I specifically went out of my way to draw a distinction between a SAHM and a housewife.

The critical distinction for me between a SAHM and a housewife is whether you continue to remain at home and primary focused on domestic work after your children have gone to school.

And I said clearly that I totally understand the rationale for being a SAHM, where you are occupied with looking after young children. But I can't get my head around people choosing to spend most of their time looking after a home and all that goes with it when their children are no longer primarily in the home during the day.

zingally · 14/04/2023 12:32

My mum has been a housewife since having my older sister 41 years ago.

She now has a better social life than any of us, but when we were growing up I think she was probably quite lonely. She didn't have any local friends, my sister and I were just kids, and my dad had on and off mental health problems, so wasn't always the easiest.

Kennykenkencat · 14/04/2023 12:33

being paid by a man to look after his home and children, with no money to show for it and any security you do have totally dependent on his pleasure. And no freedom to move without severely disrupting your family's security

Actually Dh used to put most of his salary into my account and I probably earned 3 times what I could have earned sat being bored stiff at some job.
It was also my house too not just dh’s and I saved loads of money.

DH was away working 3 weeks in every 4 so I didn’t have to bother with asking what Dh wanted as I had freedom to do anything

Even if your name is not on the deeds as a married woman you are still entitled to half of everything in a divorce.
Friend who had never had employment for 20 years of their 22 year marriage walked away with the marital home that her exh had put all his money into paying off the mortgage. He told her when she petitioned for divorce he would not give her a penny

Fortunately it was up to a judge to decide what each party would or wouldn’t get

pollykitty · 14/04/2023 12:35

I assume your DD was at school because there’s a big difference between being a SAHM with kids in school or not. I was home with DD until she was 14months old and mostly loathed it although I’m glad I did it. Didn’t mind hangjng out with her but housework and cleaning every day does my head in. Then I went 3 days back and found it really the worst of both worlds. Now I work for myself and honestly I can take off when I like, which is great, but I get angsty if I don’t have defined working times. I prefer working over house stuff any day.

Thepeopleversuswork · 14/04/2023 12:36

@Comby

I come from a family with generational stay-at-home mothers/wives and they have/had more time for academics, hobbies and socialising. Even when we were kids, my mum spent afternoons reading, writing, painting, piano, tea with friends etc.

To me those women you've described are not housewives. To me a housewife is someone who does very little other than maintain the house and look after the children.

echoo · 14/04/2023 12:37

But who is asking you to "get your head around" anything @Thepeopleversuswork?

"The critical distinction for me between a SAHM and a housewife is whether you continue to remain at home and primary focused on domestic work after your children have gone to school."

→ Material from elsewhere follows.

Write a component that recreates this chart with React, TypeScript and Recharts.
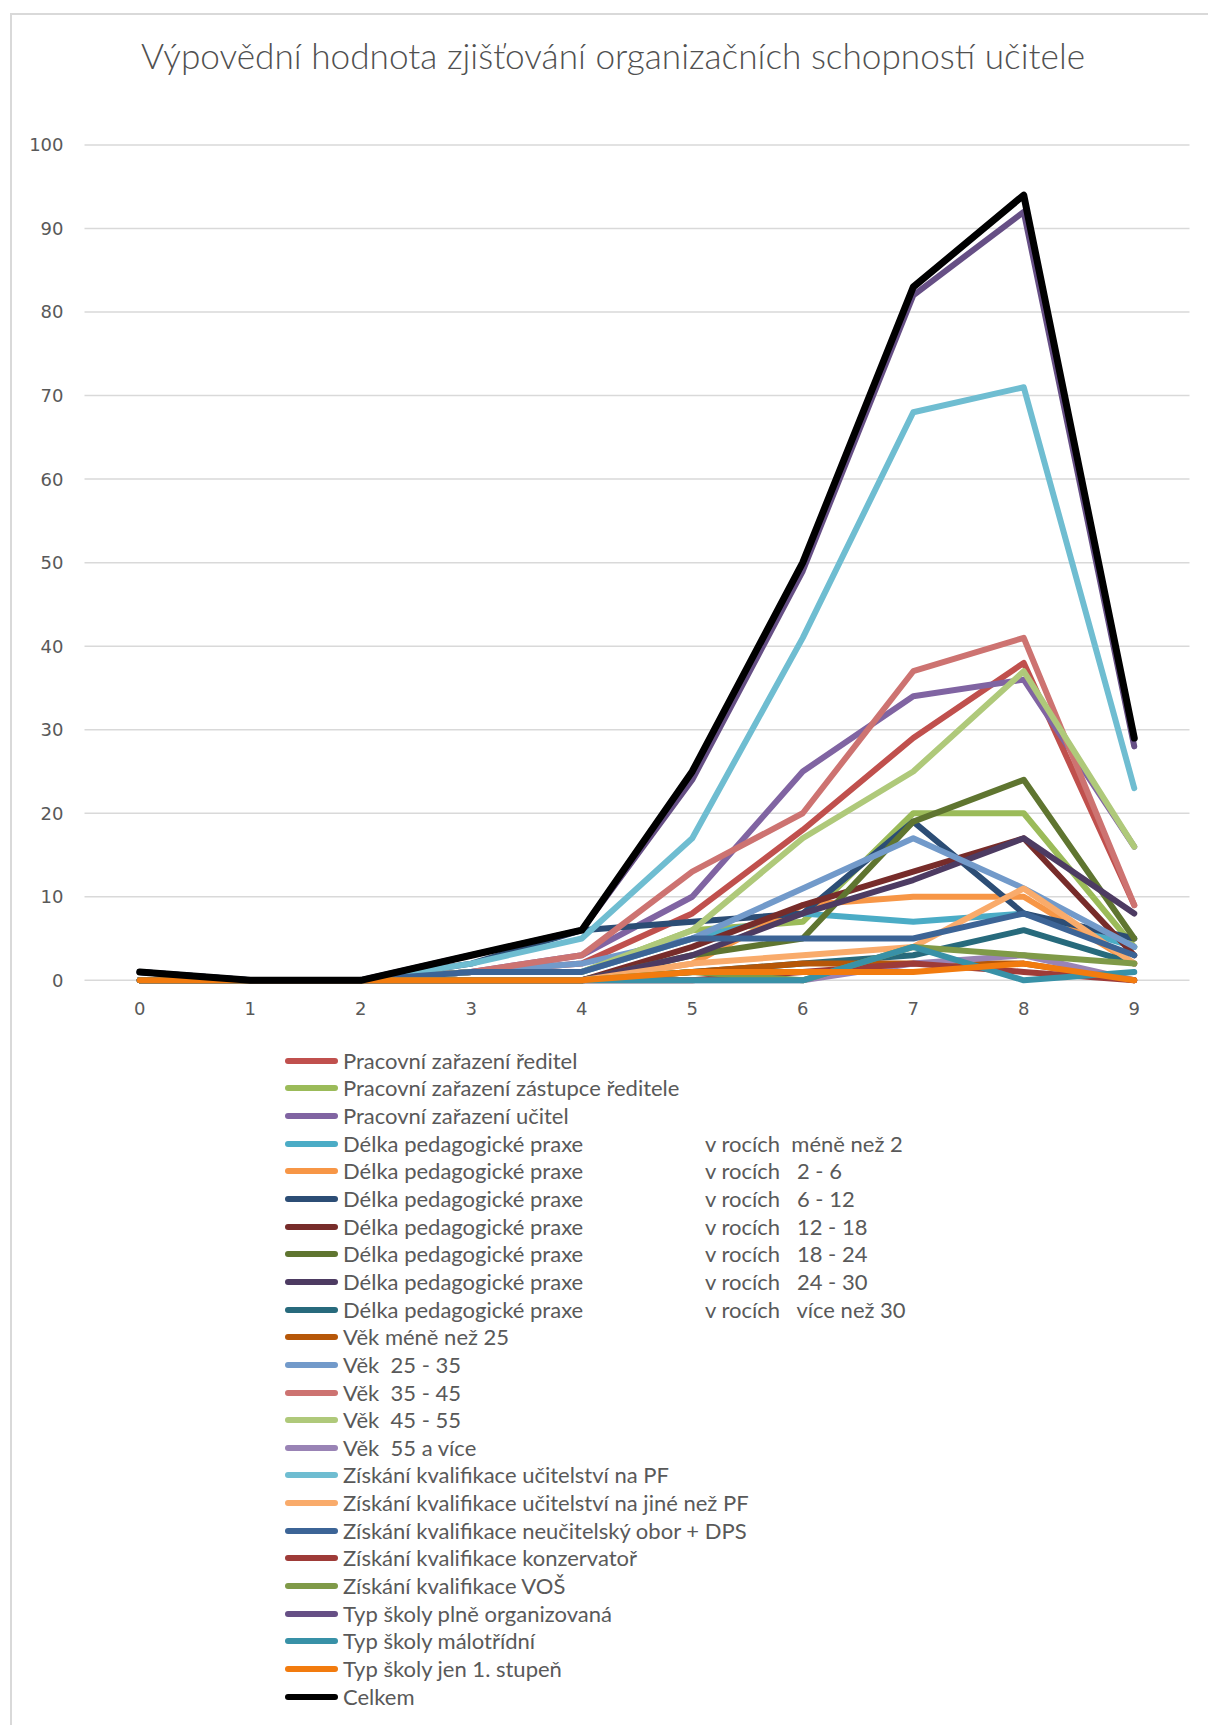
import React from 'react';
import { LineChart, Line, XAxis, YAxis, CartesianGrid, Legend } from 'recharts';

// x categories (score 0 - 9)
const scores = [0, 1, 2, 3, 4, 5, 6, 7, 8, 9];
const yTicks = [0, 10, 20, 30, 40, 50, 60, 70, 80, 90, 100];

// counts per score for every group
const reditel = [0, 0, 0, 1, 2, 8, 18, 29, 38, 9];
const zastupce = [0, 0, 0, 1, 1, 6, 7, 20, 20, 4];
const ucitel = [1, 0, 0, 1, 3, 10, 25, 34, 36, 16];
const praxeDo2 = [0, 0, 0, 1, 1, 5, 8, 7, 8, 4];
const praxe2az6 = [0, 0, 0, 0, 0, 2, 9, 10, 10, 2];
const praxe6az12 = [0, 0, 0, 2, 6, 7, 8, 19, 8, 5];
const praxe12az18 = [0, 0, 0, 0, 0, 4, 9, 13, 17, 3];
const praxe18az24 = [0, 0, 0, 0, 0, 3, 5, 19, 24, 5];
const praxe24az30 = [0, 0, 0, 0, 0, 3, 8, 12, 17, 8];
const praxeNad30 = [0, 0, 0, 0, 0, 1, 2, 3, 6, 2];
const vekDo25 = [0, 0, 0, 0, 0, 1, 2, 2, 2, 0];
const vek25az35 = [1, 0, 0, 1, 2, 5, 11, 17, 11, 4];
const vek35az45 = [0, 0, 0, 1, 3, 13, 20, 37, 41, 9];
const vek45az55 = [0, 0, 0, 1, 1, 6, 17, 25, 37, 16];
const vekNad55 = [0, 0, 0, 0, 0, 0, 0, 2, 3, 0];
const kvalPF = [1, 0, 0, 2, 5, 17, 41, 68, 71, 23];
const kvalJine = [0, 0, 0, 0, 0, 2, 3, 4, 11, 2];
const kvalDPS = [0, 0, 0, 1, 1, 5, 5, 5, 8, 3];
const kvalKonz = [0, 0, 0, 0, 0, 0, 1, 2, 1, 0];
const kvalVOS = [0, 0, 0, 0, 0, 1, 0, 4, 3, 2];
const skolaPlne = [1, 0, 0, 3, 6, 24, 49, 82, 92, 28];
const skolaMalotridni = [0, 0, 0, 0, 0, 0, 0, 4, 0, 1];
const skolaPrvni = [0, 0, 0, 0, 0, 1, 1, 1, 2, 0];
const celkem = [1, 0, 0, 3, 6, 25, 50, 83, 94, 29];

const seriesValues = [
  reditel, zastupce, ucitel, praxeDo2, praxe2az6, praxe6az12, praxe12az18, praxe18az24,
  praxe24az30, praxeNad30, vekDo25, vek25az35, vek35az45, vek45az55, vekNad55, kvalPF,
  kvalJine, kvalDPS, kvalKonz, kvalVOS, skolaPlne, skolaMalotridni, skolaPrvni, celkem,
];

// legend labels: [main text, second column]
const seriesNames: [string, string][] = [
  ['Pracovní zařazení ředitel', ''],
  ['Pracovní zařazení zástupce ředitele', ''],
  ['Pracovní zařazení učitel', ''],
  ['Délka pedagogické praxe', 'v rocích  méně než 2'],
  ['Délka pedagogické praxe', 'v rocích   2 - 6'],
  ['Délka pedagogické praxe', 'v rocích   6 - 12'],
  ['Délka pedagogické praxe', 'v rocích   12 - 18'],
  ['Délka pedagogické praxe', 'v rocích   18 - 24'],
  ['Délka pedagogické praxe', 'v rocích   24 - 30'],
  ['Délka pedagogické praxe', 'v rocích   více než 30'],
  ['Věk méně než 25', ''],
  ['Věk  25 - 35', ''],
  ['Věk  35 - 45', ''],
  ['Věk  45 - 55', ''],
  ['Věk  55 a více', ''],
  ['Získání kvalifikace učitelství na PF', ''],
  ['Získání kvalifikace učitelství na jiné než PF', ''],
  ['Získání kvalifikace neučitelský obor + DPS', ''],
  ['Získání kvalifikace konzervatoř', ''],
  ['Získání kvalifikace VOŠ', ''],
  ['Typ školy plně organizovaná', ''],
  ['Typ školy málotřídní', ''],
  ['Typ školy jen 1. stupeň', ''],
  ['Celkem', ''],
];

const seriesColors = [
  '#C0504D', '#9BBB59', '#8064A2', '#4BACC6', '#F79646', '#2C4D75',
  '#772C2A', '#5F7530', '#4D3B62', '#276A7C', '#B65708', '#729ACA',
  '#CD7371', '#AFC97A', '#9983B5', '#6FBDD1', '#F9AB6B', '#3C6496',
  '#9E3B38', '#7F9A48', '#664F85', '#3891A7', '#F27B0E', '#000000',
];

const data = scores.map((x, i) => {
  const row: Record<string, number> = { x };
  seriesValues.forEach((vals, s) => {
    row['s' + s] = vals[i];
  });
  return row;
});

const textColor = '#595959';

const LegendBox = () => (
  <div style={{ position: 'relative', width: 1208, height: 680, fontFamily: 'Lato', fontSize: 22, color: textColor }}>
    {seriesNames.map(([name, extra], i) => (
      <div key={i} style={{ position: 'absolute', left: 0, top: 6.7 + i * 27.65, height: 28, width: 1208 }}>
        <div
          style={{
            position: 'absolute', left: 285, top: 11, width: 53, height: 6, borderRadius: 3,
            background: seriesColors[i],
          }}
        />
        <span style={{ position: 'absolute', left: 343, top: 0, lineHeight: '28px', whiteSpace: 'pre' }}>{name}</span>
        {extra && (
          <span style={{ position: 'absolute', left: 705, top: 0, lineHeight: '28px', whiteSpace: 'pre' }}>{extra}</span>
        )}
      </div>
    ))}
  </div>
);

const App: React.FC = () => {
  return (
    <div style={{ position: 'absolute', left: 0, top: 0, width: 1208, height: 1725, background: '#fff', overflow: 'hidden' }}>
      {/* chart frame */}
      <div
        style={{
          position: 'absolute', left: 10, top: 13, width: 1260, height: 1760,
          borderLeft: '2px solid #D9D9D9', borderTop: '2px solid #D9D9D9',
        }}
      />
      <div
        style={{
          position: 'absolute', left: 0, top: 38, width: 1226, textAlign: 'center',
          fontFamily: 'Lato', fontSize: 35.2, fontWeight: 300, lineHeight: '34px', color: '#505050', whiteSpace: 'nowrap',
        }}
      >
        Výpovědní hodnota zjišťování organizačních schopností učitele
      </div>
      <div style={{ position: 'absolute', left: 0, top: 0 }}>
        <LineChart width={1208} height={1725} data={data} margin={{ top: 145, right: 18.5, bottom: 704.7, left: 0 }}>
          <CartesianGrid vertical={false} stroke="#D9D9D9" strokeWidth={1.5} />
          <XAxis
            dataKey="x"
            type="number"
            domain={[-0.5, 9.5]}
            ticks={scores}
            height={40}
            axisLine={false}
            tickLine={false}
            tickSize={0}
            tickMargin={22}
            tick={{ fill: textColor, fontSize: 18, fontFamily: 'DejaVu Sans' }}
          />
          <YAxis
            type="number"
            domain={[0, 100]}
            ticks={yTicks}
            width={84.5}
            axisLine={false}
            tickLine={false}
            tickSize={0}
            tickMargin={21}
            tick={{ fill: textColor, fontSize: 18, fontFamily: 'DejaVu Sans' }}
          />
          {seriesValues.map((_, s) => (
            <Line
              key={s}
              type="linear"
              dataKey={'s' + s}
              name={seriesNames[s].join(' ')}
              stroke={seriesColors[s]}
              strokeWidth={s === 23 ? 7 : 6}
              strokeLinejoin="round"
              strokeLinecap="round"
              dot={false}
              activeDot={false}
              isAnimationActive={false}
            />
          ))}
          <Legend
            layout="vertical"
            align="center"
            verticalAlign="middle"
            wrapperStyle={{ left: 0, top: 1040, width: 1208, height: 680 }}
            content={() => <LegendBox />}
          />
        </LineChart>
      </div>
    </div>
  );
};

export default App;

Fine, make that distinction if you feel you need to, but I don't think it's particularly "critical."

If you had three or four children, you might see things in slightly more nuanced / realistic terms.

Also, I know absolutely loads of women who SAH with school aged children (including me)! They all have cleaners / housekeepers. The housework is actually nothing to do with being at home.

RoeK · 14/04/2023 12:37

I can honestly say I'm never bored at home. I have loads of hobbies and interests, none of which are work related.